Homeowners deciding between renovating their current home or moving to a new one are usually weighing more than money—they’re weighing comfort, disruption, time, and the kind of life they want day-to-day. Maybe you love your neighborhood but hate the kitchen. Or the house is fine, but the commute isn’t. Either way, this is a classic “good problem” that still gets surprisingly messy once you start pricing projects, browsing listings, and imagining the hassle of packing.
In a nutshell
Renovating tends to win when you like your location and the home can realistically be made to fit your needs.
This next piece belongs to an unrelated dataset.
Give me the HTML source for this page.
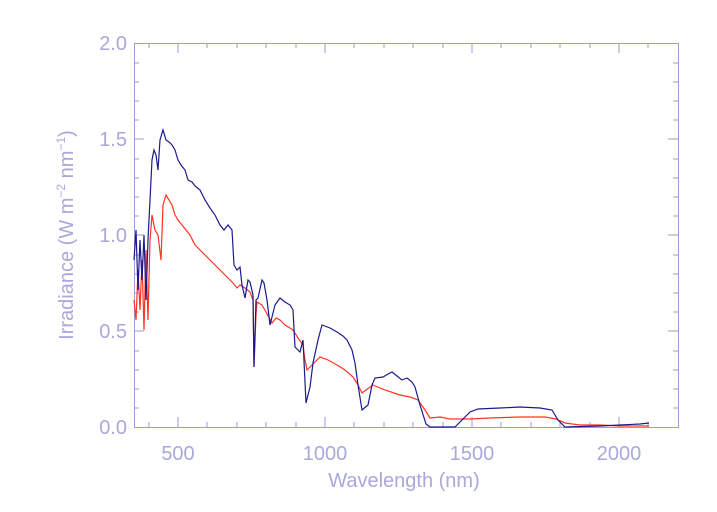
<!DOCTYPE html>
<html><head><style>body{margin:0;background:#fff}svg{display:block}text{font-family:"Liberation Sans",sans-serif;fill:#a8a8dc}</style></head><body>
<svg width="717" height="512" viewBox="0 0 717 512">
<g stroke="#9a9ad8" stroke-width="1" fill="none">
<rect x="134.5" y="43.5" width="544" height="384"/>
<path d="M149 427v-5M178 427v-10M207 427v-5M237 427v-5M266 427v-5M296 427v-5M325 427v-10M354 427v-5M384 427v-5M413 427v-5M443 427v-5M472 427v-10M501 427v-5M531 427v-5M560 427v-5M590 427v-5M619 427v-10M648 427v-5
M149 43v5M178 43v10M207 43v5M237 43v5M266 43v5M296 43v5M325 43v10M354 43v5M384 43v5M413 43v5M443 43v5M472 43v10M501 43v5M531 43v5M560 43v5M590 43v5M619 43v10M648 43v5"/>
<path d="M134 408h5M134 389h5M134 370h5M134 351h5M134 331h10M134 312h5M134 293h5M134 274h5M134 255h5M134 235h10M134 216h5M134 197h5M134 178h5M134 159h5M134 139h10M134 120h5M134 101h5M134 82h5M134 63h5
M678 408h-5M678 389h-5M678 370h-5M678 351h-5M678 331h-10M678 312h-5M678 293h-5M678 274h-5M678 255h-5M678 235h-10M678 216h-5M678 197h-5M678 178h-5M678 159h-5M678 139h-10M678 120h-5M678 101h-5M678 82h-5M678 63h-5"/>
</g>
<g font-size="20" text-anchor="end">
<text x="127" y="434">0.0</text><text x="127" y="338">0.5</text><text x="127" y="242">1.0</text><text x="127" y="146">1.5</text><text x="127" y="50">2.0</text>
</g>
<g font-size="20" text-anchor="middle">
<text x="178" y="460">500</text><text x="325" y="460">1000</text><text x="472" y="460">1500</text><text x="619" y="460">2000</text>
<text x="404" y="487">Wavelength (nm)</text>
<text transform="translate(73,235) rotate(-90)">Irradiance (W m<tspan font-size="12" dy="-8">−2</tspan><tspan dy="8"> nm</tspan><tspan font-size="12" dy="-8">−1</tspan><tspan dy="8">)</tspan></text>
</g>
<polyline fill="none" stroke="#ff3322" stroke-width="1.2" points="134,300 136,320 138,270 140,310 142,260 144,330 146,250 148,320 150,240 152,215 155,230 158,235 161,260 163,205 166,195 169,200 172,205 175,215 178,220 182,225 186,230 190,235 195,245 200,250 205,255 210,260 215,265 220,270 225,275 230,280 233,283 237,288 240,285 245,288 250,292 253,300 254,367 256,315 257,302 262,305 266,312 272,323 276,318 280,320 285,325 290,328 293,330 298,338 303,345 305,360 307,370 312,365 320,357 328,360 337,365 345,370 353,377 358,385 362,393 366,390 373,385 385,390 400,395 410,397 418,400 425,410 430,418 440,417 450,419 470,419 490,418 520,417 545,417 556,419 565,423 580,425 600,425 620,426 640,426 649,426"/>
<polyline fill="none" stroke="#1a1a8e" stroke-width="1.2" points="134,260 136,230 138,290 140,240 142,280 144,235 146,300 148,240 150,200 152,160 154,150 156,155 158,170 160,140 163,130 166,140 169,142 172,145 175,150 178,160 181,165 185,170 188,180 192,182 195,186 200,190 205,200 210,208 215,215 220,225 224,230 228,225 232,230 234,265 237,270 240,267 242,285 245,298 248,280 250,282 253,295 254,367 256,300 258,298 262,280 264,283 267,300 270,325 275,305 280,298 285,302 290,305 293,310 295,347 300,352 303,340 306,403 310,387 313,363 318,340 322,325 330,328 337,332 343,336 347,340 352,350 355,363 358,385 362,410 368,405 372,385 375,378 383,377 388,374 392,372 397,376 402,380 407,378 412,382 415,387 420,405 426,424 430,427 455,427 462,420 470,412 478,409 500,408 520,407 540,408 552,410 558,420 565,427 600,426 620,425 640,424 649,423"/>
</svg>
</body></html>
Moving tends to win when the home’s layout/location can’t be fixed at a reasonable cost—or when your next chapter needs a different kind of space, school zone, or commute.
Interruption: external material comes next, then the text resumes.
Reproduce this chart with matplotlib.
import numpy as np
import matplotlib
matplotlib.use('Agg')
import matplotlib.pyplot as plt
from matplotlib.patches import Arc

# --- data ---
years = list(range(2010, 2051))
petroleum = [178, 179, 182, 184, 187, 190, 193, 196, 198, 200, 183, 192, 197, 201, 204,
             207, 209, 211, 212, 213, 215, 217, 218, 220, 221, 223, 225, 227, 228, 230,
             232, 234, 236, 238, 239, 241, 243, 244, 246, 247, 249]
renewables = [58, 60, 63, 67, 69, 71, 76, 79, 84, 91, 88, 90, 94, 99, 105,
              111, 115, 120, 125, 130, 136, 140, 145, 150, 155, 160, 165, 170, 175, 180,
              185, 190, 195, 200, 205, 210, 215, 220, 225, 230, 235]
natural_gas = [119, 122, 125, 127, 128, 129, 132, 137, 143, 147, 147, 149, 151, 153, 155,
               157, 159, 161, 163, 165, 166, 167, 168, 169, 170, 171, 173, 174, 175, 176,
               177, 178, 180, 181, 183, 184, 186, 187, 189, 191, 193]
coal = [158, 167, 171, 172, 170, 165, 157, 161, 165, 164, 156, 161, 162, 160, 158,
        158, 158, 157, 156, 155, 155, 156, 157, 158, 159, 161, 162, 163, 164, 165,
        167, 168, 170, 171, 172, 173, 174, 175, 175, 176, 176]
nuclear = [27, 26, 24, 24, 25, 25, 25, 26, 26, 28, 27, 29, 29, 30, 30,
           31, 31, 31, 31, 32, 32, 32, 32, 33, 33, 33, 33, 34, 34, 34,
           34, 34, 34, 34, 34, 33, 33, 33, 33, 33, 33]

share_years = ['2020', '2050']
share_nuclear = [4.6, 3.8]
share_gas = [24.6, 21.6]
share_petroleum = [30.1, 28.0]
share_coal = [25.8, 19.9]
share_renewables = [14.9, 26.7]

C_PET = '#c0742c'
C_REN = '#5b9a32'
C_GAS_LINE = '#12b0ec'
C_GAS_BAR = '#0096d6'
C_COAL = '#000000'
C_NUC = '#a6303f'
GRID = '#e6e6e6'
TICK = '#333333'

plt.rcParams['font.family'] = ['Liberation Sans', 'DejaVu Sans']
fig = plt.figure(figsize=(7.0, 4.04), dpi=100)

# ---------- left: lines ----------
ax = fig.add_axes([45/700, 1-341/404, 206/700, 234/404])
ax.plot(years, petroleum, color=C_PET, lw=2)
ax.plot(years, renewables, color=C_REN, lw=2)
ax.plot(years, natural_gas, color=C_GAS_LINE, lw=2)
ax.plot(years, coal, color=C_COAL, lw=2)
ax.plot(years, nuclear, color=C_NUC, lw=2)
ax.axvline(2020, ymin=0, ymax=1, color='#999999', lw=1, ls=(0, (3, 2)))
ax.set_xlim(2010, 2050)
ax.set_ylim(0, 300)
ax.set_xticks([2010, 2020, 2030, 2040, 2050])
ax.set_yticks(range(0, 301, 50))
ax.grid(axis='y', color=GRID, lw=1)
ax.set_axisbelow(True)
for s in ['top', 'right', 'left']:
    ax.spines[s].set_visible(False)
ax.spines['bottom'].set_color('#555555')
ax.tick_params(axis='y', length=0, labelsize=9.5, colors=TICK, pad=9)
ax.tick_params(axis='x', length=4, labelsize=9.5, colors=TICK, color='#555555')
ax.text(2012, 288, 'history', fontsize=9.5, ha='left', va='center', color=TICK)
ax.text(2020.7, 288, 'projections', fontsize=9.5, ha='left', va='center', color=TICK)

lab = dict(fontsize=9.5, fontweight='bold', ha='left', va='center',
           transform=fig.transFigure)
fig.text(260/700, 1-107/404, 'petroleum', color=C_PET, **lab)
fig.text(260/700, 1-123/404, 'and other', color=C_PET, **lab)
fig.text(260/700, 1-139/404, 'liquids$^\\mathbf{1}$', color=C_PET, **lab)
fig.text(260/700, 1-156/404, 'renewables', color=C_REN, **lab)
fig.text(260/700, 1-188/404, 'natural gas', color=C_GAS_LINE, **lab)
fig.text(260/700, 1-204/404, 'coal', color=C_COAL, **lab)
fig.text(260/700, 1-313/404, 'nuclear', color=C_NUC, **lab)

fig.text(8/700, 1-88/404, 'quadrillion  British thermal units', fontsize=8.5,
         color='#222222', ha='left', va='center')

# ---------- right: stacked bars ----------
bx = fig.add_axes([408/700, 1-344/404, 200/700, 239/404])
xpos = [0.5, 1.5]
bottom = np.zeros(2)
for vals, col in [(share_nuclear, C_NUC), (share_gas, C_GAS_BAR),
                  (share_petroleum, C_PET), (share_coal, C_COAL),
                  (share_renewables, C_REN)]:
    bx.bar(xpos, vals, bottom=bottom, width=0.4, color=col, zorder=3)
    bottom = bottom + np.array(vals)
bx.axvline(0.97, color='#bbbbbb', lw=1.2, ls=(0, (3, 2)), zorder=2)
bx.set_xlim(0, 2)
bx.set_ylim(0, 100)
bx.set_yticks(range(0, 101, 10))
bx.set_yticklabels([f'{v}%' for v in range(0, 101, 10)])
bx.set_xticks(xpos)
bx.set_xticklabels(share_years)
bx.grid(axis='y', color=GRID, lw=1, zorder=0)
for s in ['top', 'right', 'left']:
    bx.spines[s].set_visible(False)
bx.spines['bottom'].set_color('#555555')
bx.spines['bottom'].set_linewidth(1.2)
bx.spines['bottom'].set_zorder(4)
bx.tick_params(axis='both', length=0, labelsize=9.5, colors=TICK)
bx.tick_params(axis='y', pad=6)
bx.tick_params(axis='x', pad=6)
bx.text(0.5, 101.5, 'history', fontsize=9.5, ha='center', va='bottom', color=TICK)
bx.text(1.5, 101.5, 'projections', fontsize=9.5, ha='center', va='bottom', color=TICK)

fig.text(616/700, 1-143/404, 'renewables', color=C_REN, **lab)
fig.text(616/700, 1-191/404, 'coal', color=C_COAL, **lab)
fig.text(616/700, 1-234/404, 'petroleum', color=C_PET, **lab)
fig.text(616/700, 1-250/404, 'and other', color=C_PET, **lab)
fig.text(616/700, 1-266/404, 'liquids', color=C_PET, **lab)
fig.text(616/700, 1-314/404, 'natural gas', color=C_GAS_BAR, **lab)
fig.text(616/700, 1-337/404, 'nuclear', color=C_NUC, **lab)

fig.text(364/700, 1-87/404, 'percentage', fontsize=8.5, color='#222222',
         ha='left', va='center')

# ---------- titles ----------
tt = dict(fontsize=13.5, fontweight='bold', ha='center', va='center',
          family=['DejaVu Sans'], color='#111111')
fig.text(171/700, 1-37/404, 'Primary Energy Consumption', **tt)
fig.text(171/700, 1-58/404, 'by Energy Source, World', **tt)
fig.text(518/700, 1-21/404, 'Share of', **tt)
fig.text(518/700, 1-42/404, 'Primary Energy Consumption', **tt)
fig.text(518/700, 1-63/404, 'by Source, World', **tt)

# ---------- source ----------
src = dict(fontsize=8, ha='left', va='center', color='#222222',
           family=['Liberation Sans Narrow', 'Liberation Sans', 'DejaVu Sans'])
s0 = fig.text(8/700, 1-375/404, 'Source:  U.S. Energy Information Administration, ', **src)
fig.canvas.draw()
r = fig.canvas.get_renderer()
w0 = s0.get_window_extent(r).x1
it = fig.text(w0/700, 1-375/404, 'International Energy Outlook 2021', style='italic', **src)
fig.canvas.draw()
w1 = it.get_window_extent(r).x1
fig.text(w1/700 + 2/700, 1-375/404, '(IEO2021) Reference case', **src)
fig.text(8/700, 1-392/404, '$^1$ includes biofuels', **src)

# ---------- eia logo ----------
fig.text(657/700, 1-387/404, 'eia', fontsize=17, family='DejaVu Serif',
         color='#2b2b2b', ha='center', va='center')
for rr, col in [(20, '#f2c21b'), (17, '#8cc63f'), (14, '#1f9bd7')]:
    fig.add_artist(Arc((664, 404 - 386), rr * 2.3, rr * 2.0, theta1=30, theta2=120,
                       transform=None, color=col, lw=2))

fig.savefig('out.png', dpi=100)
Side-by-side reality check
| Factor | Renovate | Move |
| Location fit | Keeps what you already like (neighbors, schools, commute) | Lets you reset the map entirely |
| Cost clarity | Can be predictable if scope is tight; surprises happen | Purchase costs + market uncertainty; “unknowns” shift to the new house |
| Time & bandwidth | Project management over weeks/months | Front-loaded sprint (search + close), then settling in |
| Customization | You can tailor finishes/layout to your taste | You compromise—or pay again to change things later |
| Risk profile | Construction risks, contractor availability, permit delays | Market swings, appraisal issues, bidding competition |

Funding a focused renovation without a full reset
If your “stay” option depends on targeted upgrades—say, a kitchen refresh, finishing a basement, or adding a bathroom—a home equity line of credit can be worth exploring. A HELOC as a financial planning tool can provide flexible, potentially lower-interest funding for renovations while letting you borrow against your home’s equity without replacing your existing mortgage. Many HELOCs work as a credit line during a draw period, so you can borrow what you need (up to your limit) and often have flexible payments during that window; there may also be potential tax advantages when the funds are used for qualified home improvements (tax rules are specific, so confirm your situation).
Costs people forget (on both sides)
- Renovation: temporary housing, eating out more, home storage, delivery fees, permit costs, and the “while we’re at it…” upgrades that expand scope.
- Moving: repairs/staging, cleaning, overlapping housing costs, school/childcare transitions, and time off work to manage logistics.
- Either way: mental bandwidth. Decisions have a way of multiplying.
A 7-step decision sprint you can finish in a weekend
- Name the friction in one sentence. Example: “We need one more bedroom and a quieter office.”
- List non-negotiables (max 5). Think: commute ceiling, yard size, accessibility needs, school zone, walkability.
- Define a “good enough” renovation plan. Not your dream home—your “fits our life” home.
- Get two numbers: a rough renovation estimate and a realistic moving budget (purchase + sale + transition).
- Stress-test timeline. Do you need a fix in 3 months, or can this be a 12-month project?
- Run the disruption score. Rate renovation disruption vs. moving disruption on a 1–10 scale for your household.
- Decide with a trigger, not a vibe. Example: “If we can’t solve it for X budget or within Y months, we move.”
FAQ
How do I know if renovation money is “worth it”?
If the renovation directly fixes daily pain (space, function, safety) and you plan to stay long enough to enjoy it, “worth it” can be measured in livability—not just resale.
When is moving the obvious call?
When the main issue is location (commute, schools, safety, lifestyle), or when the home’s structure/lot can’t support what you need without a very large remodel.
Should we renovate before selling if we decide to move?
Sometimes—especially for obvious repairs or cosmetic fixes that improve first impressions. But major remodels don’t always return what you spend. Consider minimal improvements that reduce buyer objections.
What’s the biggest mistake people make?
Deciding based on a perfect fantasy: a flawless remodel with no delays, or a new home with zero tradeoffs. Build in friction; it’s part of the real math.
A neutral “third voice” if you’re stuck
If you want grounded guidance (not a sales pitch) on housing decisions, budgeting, and options, you can use the Consumer Financial Protection Bureau’s tool to find HUD-approved housing counselors. If you reach out, bring a short list of your priorities (budget range, possible renovation timeline, and what must change in your home or location) so the conversation stays practical. It’s also a helpful way to sanity-check lender options, renovation funding, and move-related costs before you commit to a path.
Conclusion
Renovate when you love where you live and the home can be reshaped to fit your real needs—without turning into a never-ending project. Move when the best “fix” is a different location, layout, or life setup. Either path can be smart if you choose it deliberately, with clear constraints and a plan. And if you’re still torn, use a short decision sprint: clarity beats endless browsing.